Die ungarische Botschaft und von der Leyens Übergangsteam haben auf Anfragen zu dem Vorgang nicht reagiert - was kaum verwundert, da Orbán sowohl seinem eigenen Kommissar als auch von der Leyen keinen Gefallen getan haben dürfte. "Várhelyi kann darauf unmöglich reagieren", meint Luxemburgs Außenminister Jean Asselborn. "Aber eine solche Aktion passt zu Orbán." Der Ungar müsse offenbar selbst im Augenblick eines Erfolgs noch provozieren.
Doch auch das hätte für von der Leyen wohl nur dann gefährlich werden können, wenn die Sozialdemokraten sich hätten provozieren lassen.
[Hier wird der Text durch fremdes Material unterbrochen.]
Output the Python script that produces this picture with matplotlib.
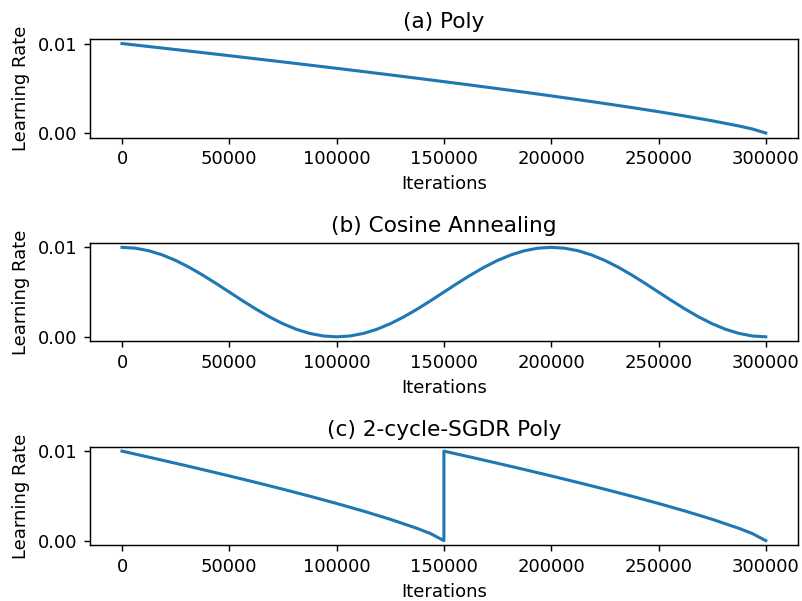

Danach aber sieht es nicht aus. "Dass Orbán die Bestätigung seines Ersatzkandidaten als Erfolg feiert - geschenkt", sagt SPD-Mann Geier. Wichtiger sei, wie Várhelyi sich als Kommissar verhalte. "Er steht auf meiner Beobachtungsliste", sagt Geier, "und nicht nur auf meiner."